Por onde se olha, ou se lê, encontram-se afirmações ou apelos de pacificação do país. Apenas da Folha, para não citar outros veículos, extraem-se, nas últimas edições, as posições do Min. Lewandowski1 e do ex-editor de Opinião e escritor Hélio Schwartsman2.

Não será fácil. A fissura é evidente. A vitória de Lula, sem dúvida incontestável, também revelou que há um contingente quase igual, ao menos em votos, que pretendia uma solução diferente.

Em ambos os campos, dos vitoriosos e dos perdedores, somam-se eleitores que, menos adeptos dos candidatos, viam nos opositores ameaças maiores do que aquelas representadas pelos seus escolhidos.

Ou seja: nem todo voto concedido ao atual Presidente derrotado representava uma convicção em suas políticas erráticas e desastrosas, nos planos humanos e ambientais (dentre outros); da mesma forma que, para vencer, o desafiante contou com o apoio de quem não necessariamente simpatizava com ele ou o seu partido, mas que nele (e não no partido) via o único caminho para o afastamento de um mal irreversível.

Lula sabe disso. Aliás, com exceção de radicais que ameaçam a paz social, todos sabemos disso.

E não há problema na constatação da realidade. Importa o tratamento que se dará à situação.

Ignorá-la seria fatal: afinal, a compreensão de sua origem é o melhor remédio para evitar-se que, num futuro próximo ou longínquo (e 4 anos podem estar logo aí ou bem longe, conforme ponto de vista), não se repitam os erros que levaram o país a se tornar um quase pária internacional.

O enfrentamento do tema da divisão, talvez a maior que já se tenha construído desde o fim do período ditatorial e recobro do regime democrático - em tal nível de o ameaçar - demanda o reconhecimento de que há, também, um descontentamento generalizado, de vencedores e de perdedores.

Novamente, Lula sabe disso e, ao que parece, empreende esforço sobrenatural para reduzir as barreiras entre as diferenças.

Além da indicação de Geraldo Alckmin para vice-presidência e liderança da transição - nome que, lembre-se, em 2018, era o porto-seguro do mercado e das instituições conservadoras -, o presidente eleito também se esforça para resgatar determinados símbolos da República, como o hino e a bandeira3 - e, consequentemente, a afinidade com a seleção de futebol.

Isso não significa que a seleção terá um papel propagandístico no processo. Nem mesmo num regime autocrático caberia, nos tempos atuais, algo como "220 milhões em ação ...". Seria ingenuidade apostar no clichê para encobrir os desafios que se seguirão. 

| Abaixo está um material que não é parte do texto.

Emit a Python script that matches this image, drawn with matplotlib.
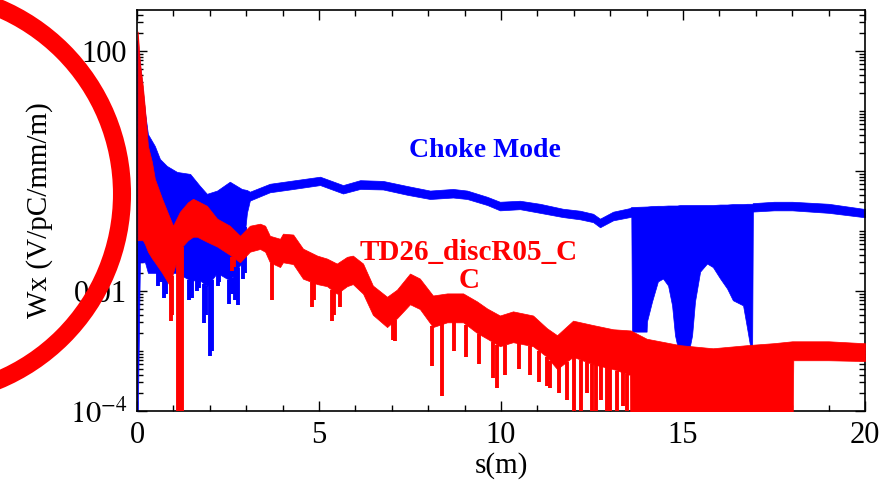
import numpy as np
import matplotlib
matplotlib.use("Agg")
from matplotlib import pyplot as plt
from matplotlib.patches import Ellipse
from matplotlib.ticker import FixedLocator, FixedFormatter, LogLocator, NullFormatter, MultipleLocator

# Choke Mode wake: upper / lower envelope of the dense oscillation
blue_s = [0.0, 0.08, 0.22, 0.30, 0.49, 0.63, 0.82, 1.10, 1.46, 1.73, 1.92, 2.20, 2.55, 2.88, 3.02,
          3.10, 3.65, 4.20, 5.03, 5.66, 6.13, 6.76, 7.42, 8.05, 8.68, 9.07, 9.62, 9.97, 10.52,
          11.07, 11.70, 12.17, 12.53, 12.72, 13.08, 13.54, 13.58, 13.60, 14.00, 14.01, 14.15,
          14.31, 14.45, 14.59, 14.70, 14.78, 14.84, 14.92, 15.19, 15.25, 15.33, 15.47, 15.66,
          15.82, 16.02, 16.21, 16.37, 16.65, 16.76, 16.84, 16.90, 16.92, 17.50, 18.00, 19.00,
          19.95, 20.0]
blue_hi = [150, 60, 9.5, 4.1, 2.6, 1.58, 1.21, 0.96, 0.89, 0.56, 0.415, 0.47, 0.66, 0.50, 0.48,
           0.45, 0.61, 0.68, 0.80, 0.58, 0.70, 0.68, 0.56, 0.47, 0.50, 0.47, 0.37, 0.306, 0.318,
           0.283, 0.234, 0.217, 0.193, 0.16, 0.209, 0.24, 0.25, 0.25, 0.255, 0.255, 0.26,
           0.262, 0.262, 0.265, 0.265, 0.265, 0.265, 0.27, 0.27, 0.27, 0.27, 0.27, 0.27,
           0.27, 0.275, 0.275, 0.28, 0.28, 0.283, 0.283, 0.283, 0.29, 0.306, 0.306, 0.283,
           0.234, 0.234]
blue_lo = [1e-5, 0.03, 0.03, 0.02, 0.02, 0.02, 0.02, 0.02, 0.015, 0.015, 0.012, 0.02, 0.015, 0.03, 0.2,
           0.32, 0.44, 0.49, 0.58, 0.42, 0.50, 0.49, 0.40, 0.34, 0.36, 0.34, 0.27, 0.22, 0.23,
           0.20, 0.17, 0.156, 0.14, 0.115, 0.15, 0.17, 0.17, 0.0021, 0.0021, 0.0031, 0.0067,
           0.0144, 0.0161, 0.0123, 0.00575, 0.00183, 0.00125, 0.0012, 0.0012, 0.00183, 0.0067, 0.021, 0.0286,
           0.025, 0.0161, 0.011, 0.007, 0.00575, 0.0024, 0.00125, 0.00125, 0.21, 0.22, 0.22, 0.20,
           0.17, 0.17]
blue_spike_s = [0.58, 0.65, 0.74, 0.80, 1.42, 1.50, 1.64, 1.70, 1.84, 1.90, 2.00, 2.06, 2.22, 2.26,
                2.52, 2.60, 2.70, 2.78, 2.92, 2.98]
blue_spike_lo = [0.0123, 0.014, 0.0075, 0.009, 0.007, 0.0075, 0.0098, 0.011, 0.0029, 0.004, 0.00082, 0.001,
                 0.0123, 0.014, 0.006, 0.009, 0.007, 0.00575, 0.0161, 0.02]

# TD26_discR05_CC wake
red_s = [0.02, 0.08, 0.16, 0.22, 0.30, 0.41, 0.49, 0.69, 0.91, 0.99, 1.18, 1.40, 1.54, 1.65, 1.92,
         2.20, 2.55, 2.83, 3.10, 3.38, 3.52, 3.65, 3.93, 4.01, 4.29, 4.56, 4.95, 5.22, 5.49, 5.77,
         5.93, 6.21, 6.48, 6.87, 7.14, 7.50, 7.77, 8.13, 8.52, 8.96, 9.34, 9.62, 9.97, 10.33,
         10.88, 11.26, 11.54, 11.98, 12.53, 13.08, 13.54, 13.56, 14.00, 14.92, 15.82, 16.76,
         17.50, 18.00, 18.03, 19.00, 19.95, 20.0]
red_hi = [210, 64, 26, 10.7, 2.6, 1.41, 0.74, 0.343, 0.16, 0.122, 0.209, 0.30, 0.343, 0.318, 0.262,
          0.16, 0.122, 0.083, 0.122, 0.132, 0.122, 0.083, 0.074, 0.09, 0.087, 0.0507, 0.0388, 0.0346, 0.0286, 0.037,
          0.0388, 0.0286, 0.0123, 0.008, 0.0105, 0.0195, 0.0161, 0.0084, 0.0091, 0.0091, 0.0067, 0.0051, 0.0039, 0.00457,
          0.0039, 0.0024, 0.00183, 0.0032, 0.0027, 0.0023, 0.0022, 0.0022, 0.0016, 0.00125, 0.00111, 0.00125,
          0.00135, 0.00145, 0.00145, 0.00145, 0.00135, 0.00135]
red_lo = [0.07, 0.07, 0.07, 0.06, 0.045, 0.035, 0.03, 0.02, 0.012, 0.02, 0.05, 0.07, 0.08, 0.08, 0.066,
          0.055, 0.04, 0.03, 0.045, 0.05, 0.045, 0.03, 0.025, 0.03, 0.028, 0.016, 0.013, 0.012, 0.009, 0.012,
          0.013, 0.009, 0.004, 0.0025, 0.0035, 0.006, 0.005, 0.0025, 0.003, 0.003, 0.002, 0.0016, 0.0012, 0.0014,
          0.0012, 0.0008, 0.0005, 0.0008, 0.0006, 0.0005, 0.0004, 1e-5, 1e-5, 1e-5, 1e-5, 1e-5,
          1e-5, 1e-5, 0.0007, 0.0007, 0.00068, 0.00068]
red_spike_s = [0.93, 0.97, 1.14, 1.19, 1.24, 2.62, 2.66, 3.71, 4.81, 4.86, 5.36, 5.40, 5.58, 7.03, 7.09,
               8.10, 8.38, 8.70, 9.05, 9.40, 9.78, 9.89, 10.10, 10.50, 10.80, 11.05, 11.26, 11.35,
               11.60, 11.80, 12.00, 12.20, 12.35, 12.50, 12.60, 12.75, 12.90, 13.00, 13.20, 13.35, 13.45]
red_spike_lo = [0.0031, 0.004, 1e-5, 1e-5, 1e-5, 0.0219, 0.025, 0.007, 0.0055, 0.007, 0.0032, 0.004, 0.0055, 0.0015, 0.00145,
                0.00056, 0.000177, 0.001, 0.0008, 0.0006, 0.00035, 0.00024, 0.0004, 0.0005, 0.0004, 0.0003, 0.00026, 0.00024,
                0.0002, 0.00015, 1e-5, 1e-5, 0.0002, 1e-5, 1e-5, 0.00015, 1e-5, 1e-5, 1e-5, 0.00012, 1e-5]

BLUE = "#0000ff"
RED = "#ff0000"

plt.rcParams["font.family"] = ["Liberation Serif", "DejaVu Serif"]
plt.rcParams["mathtext.fontset"] = "stix"

fig = plt.figure(figsize=(8.95, 4.96), dpi=100)
ax = fig.add_axes([137 / 895, 1 - 411 / 496, (865 - 137) / 895, (411 - 10) / 496])
ax.set_yscale("log")


def spike_top(xs, env_s, env):
    # spikes hang from the lower edge of the band
    return 10 ** np.interp(xs, env_s, np.log10(env))


ax.fill_between(blue_s, blue_lo, blue_hi, color=BLUE, lw=0.5, zorder=2)
ax.vlines(blue_spike_s, blue_spike_lo, spike_top(blue_spike_s, blue_s, blue_lo),
          color=BLUE, lw=2.8, zorder=2)
ax.fill_between(red_s, red_lo, red_hi, color=RED, lw=0.5, zorder=3)
ax.vlines(red_spike_s, red_spike_lo, spike_top(red_spike_s, red_s, red_lo),
          color=RED, lw=2.8, zorder=3)

ax.set_xlim(0, 20)
ax.set_ylim(1e-4, 10 ** 2.68)

ax.xaxis.set_major_locator(MultipleLocator(5))
ax.xaxis.set_minor_locator(MultipleLocator(1))
ax.yaxis.set_major_locator(FixedLocator([1e-4, 1e-2, 1, 100]))
ax.yaxis.set_major_formatter(FixedFormatter(["$10^{-4}$", "0.01", "1", "100"]))
ax.yaxis.set_minor_locator(LogLocator(base=10, subs=np.arange(1, 10), numticks=20))
ax.yaxis.set_minor_formatter(NullFormatter())

ax.tick_params(which="both", direction="in", top=True, right=True, labelsize=22, width=1)
ax.tick_params(which="major", length=7)
ax.tick_params(which="minor", length=4)
ax.tick_params(axis="y", pad=7)
ax.tick_params(axis="x", pad=7)
for sp in ax.spines.values():
    sp.set_linewidth(1.2)

ax.set_xlabel("s(m)", fontsize=21, labelpad=2)
ax.set_ylabel("Wx (V/pC/mm/m)", fontsize=21, labelpad=12)

ax.text(0.478, 0.65, "Choke Mode", transform=ax.transAxes, color=BLUE, fontsize=20,
        fontweight="bold", ha="center", va="center")
ax.text(0.456, 0.36, "TD26_discR05_C\nC", transform=ax.transAxes, color=RED, fontsize=21,
        fontweight="bold", ha="center", va="center", linespacing=1.05)

# the red highlight ring over the axis label
ring = Ellipse((-80 / 895, 1 - 194 / 496), 2 * 202 / 895, 2 * 202 / 496,
               transform=fig.transFigure, fill=False, edgecolor=RED, lw=13, zorder=10)
fig.patches.append(ring)

fig.savefig("out.png", dpi=100)
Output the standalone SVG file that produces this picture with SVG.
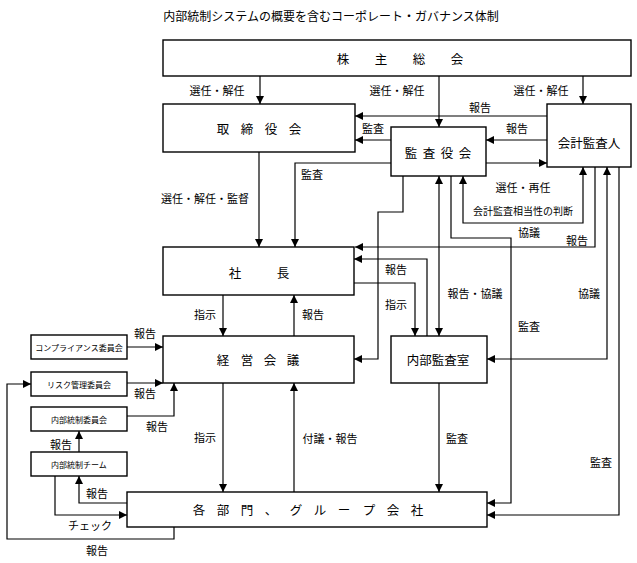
<svg xmlns="http://www.w3.org/2000/svg" width="637" height="563" viewBox="0 0 637 563">
<style>
.box{fill:#fff;stroke:#000;stroke-width:1.4}
.ln{fill:none;stroke:#000;stroke-width:1.2}
.t{font-family:"Noto Sans CJK JP","Noto Sans CJK SC",sans-serif;fill:#000;text-anchor:middle;dominant-baseline:central}
.bt{font-size:12.5px}
.lb{font-size:11px}
.sm{font-size:8px}
</style>
<defs>
<marker id="ah" viewBox="0 0 8 8" refX="8" refY="4" markerWidth="8" markerHeight="8" markerUnits="userSpaceOnUse" orient="auto-start-reverse">
<path d="M0,0 L8,4 L0,8 z" fill="#000"/>
</marker>
</defs>
<rect width="637" height="563" fill="#fff"/>
<text class="t" x="331" y="15" font-size="12">内部統制システムの概要を含むコーポレート・ガバナンス体制</text>

<g id="connectors">
<path class="ln" d="M260,76 V104" marker-end="url(#ah)"/>
<path class="ln" d="M439,76 V127" marker-end="url(#ah)"/>
<path class="ln" d="M583,76 V104" marker-end="url(#ah)"/>
<path class="ln" d="M547,116 H355" marker-end="url(#ah)"/>
<path class="ln" d="M391,140 H355" marker-end="url(#ah)"/>
<path class="ln" d="M547,140 H486" marker-end="url(#ah)"/>
<path class="ln" d="M486,163 H547" marker-end="url(#ah)"/>
<path class="ln" d="M391,163 H295 V247" marker-end="url(#ah)"/>
<path class="ln" d="M259,152 V247" marker-end="url(#ah)"/>
<path class="ln" d="M403,176 V212 H378 V359 H354" marker-end="url(#ah)"/>
<path class="ln" d="M439,336 V176" marker-start="url(#ah)" marker-end="url(#ah)"/>
<path class="ln" d="M451,176 V238 H511 V503 H487" marker-end="url(#ah)"/>
<path class="ln" d="M463,176 V223 H583 V167" marker-start="url(#ah)" marker-end="url(#ah)"/>
<path class="ln" d="M595,167 V247 H355" marker-end="url(#ah)"/>
<path class="ln" d="M607,167 V359 H487" marker-start="url(#ah)" marker-end="url(#ah)"/>
<path class="ln" d="M619,167 V515 H487" marker-end="url(#ah)"/>
<path class="ln" d="M427,336 V259 H354" marker-end="url(#ah)"/>
<path class="ln" d="M354,283 H415 V336" marker-end="url(#ah)"/>
<path class="ln" d="M223,295 V336" marker-end="url(#ah)"/>
<path class="ln" d="M294,336 V295" marker-end="url(#ah)"/>
<path class="ln" d="M223,383 V492" marker-end="url(#ah)"/>
<path class="ln" d="M294,492 V383" marker-end="url(#ah)"/>
<path class="ln" d="M439,383 V492" marker-end="url(#ah)"/>
<path class="ln" d="M127,347 H163" marker-end="url(#ah)"/>
<path class="ln" d="M127,383 H163" marker-end="url(#ah)"/>
<path class="ln" d="M127,416 H174 V383" marker-end="url(#ah)"/>
<path class="ln" d="M79,452 V431" marker-end="url(#ah)"/>
<path class="ln" d="M127,503 H79 V476" marker-end="url(#ah)"/>
<path class="ln" d="M55,476 V515 H127" marker-end="url(#ah)"/>
<path class="ln" d="M174,527 V539 H7 V384 H31" marker-end="url(#ah)"/>

<g class="t lb">
<text x="217" y="90">選任・解任</text>
<text x="397" y="90">選任・解任</text>
<text x="541" y="90">選任・解任</text>
<text x="480" y="107">報告</text>
<text x="373" y="128">監査</text>
<text x="517" y="128">報告</text>
<text x="312" y="174">監査</text>
<text x="205" y="198">選任・解任・監督</text>
<text x="523" y="187">選任・再任</text>
<text x="523" y="210" font-size="10">会計監査相当性の判断</text>
<text x="529" y="232">協議</text>
<text x="577" y="240">報告</text>
<text x="396" y="269">報告</text>
<text x="396" y="304">指示</text>
<text x="475" y="293">報告・協議</text>
<text x="589" y="293">協議</text>
<text x="529" y="326">監査</text>
<text x="205" y="314">指示</text>
<text x="313" y="314">報告</text>
<text x="145" y="333">報告</text>
<text x="145" y="393">報告</text>
<text x="157" y="426">報告</text>
<text x="61" y="444">報告</text>
<text x="205" y="437">指示</text>
<text x="330" y="438">付議・報告</text>
<text x="457" y="438">監査</text>
<text x="601" y="462">監査</text>
<text x="97" y="493">報告</text>
<text x="90" y="525">チェック</text>
<text x="97" y="550">報告</text>
</g>
</g>

<g id="kabunushi"><rect class="box" x="163" y="40" width="468" height="36"/><text class="t bt" x="343 381 419 457" y="58">株主総会</text></g>
<g id="torishimariyaku"><rect class="box" x="163" y="104" width="192" height="48"/><text class="t bt" x="223 247 271 295" y="128">取締役会</text></g>
<g id="kansayaku"><rect class="box" x="391" y="127" width="95" height="49"/><text class="t bt" x="411 429 447 465" y="152">監査役会</text></g>
<g id="kaikei"><rect class="box" x="547" y="104" width="84" height="63"/><text class="t bt" x="589" y="142">会計監査人</text></g>
<g id="shacho"><rect class="box" x="163" y="247" width="191" height="48"/><text class="t bt" x="235 283" y="272">社長</text></g>
<g id="keiei"><rect class="box" x="163" y="336" width="191" height="47"/><text class="t bt" x="223 247 270 293" y="359">経営会議</text></g>
<g id="naibukansa"><rect class="box" x="391" y="336" width="96" height="47"/><text class="t bt" x="438" y="359">内部監査室</text></g>
<g id="kakubumon"><rect class="box" x="127" y="492" width="360" height="35"/><text class="t bt" x="199 223 247 271 296 320 344 369 393 417" y="509">各部門、グループ会社</text></g>
<g id="compliance"><rect class="box" x="31" y="335" width="96" height="24"/><text class="t sm" x="79" y="347">コンプライアンス委員会</text></g>
<g id="risk"><rect class="box" x="31" y="372" width="96" height="24"/><text class="t sm" x="79" y="384">リスク管理委員会</text></g>
<g id="naibutousei-iinkai"><rect class="box" x="31" y="407" width="96" height="24"/><text class="t sm" x="79" y="419">内部統制委員会</text></g>
<g id="naibutousei-team"><rect class="box" x="31" y="452" width="96" height="24"/><text class="t sm" x="79" y="464">内部統制チーム</text></g>
</svg>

Não é disso de que se trata, pois. Trata-se, porém, de reconhecer que a seleção não deixa de ser uma projeção da sociedade, com todas as suas tensões, frustrações, ilusões e paixões.

Sobretudo num período ainda afetado pelos (intoleráveis) atos de intolerância estimulados pelo poder central, como se viu, recentemente, contra, para citar apenas dois exemplos, o artista Gilberto Gil e o ex-presidente da Câmara dos Deputados, Rodrigo Maia. 

Mais do que o hexacampeonato - que seria ou será importante para o país, pois o futebol é a maior atividade planetária e, com o surgimento do novo mercado do futebol, a partir da Lei da SAF, se afirmará como incomparável soft power - a seleção pode contribuir para uma tentativa de encontro de convergências, apesar das divergências.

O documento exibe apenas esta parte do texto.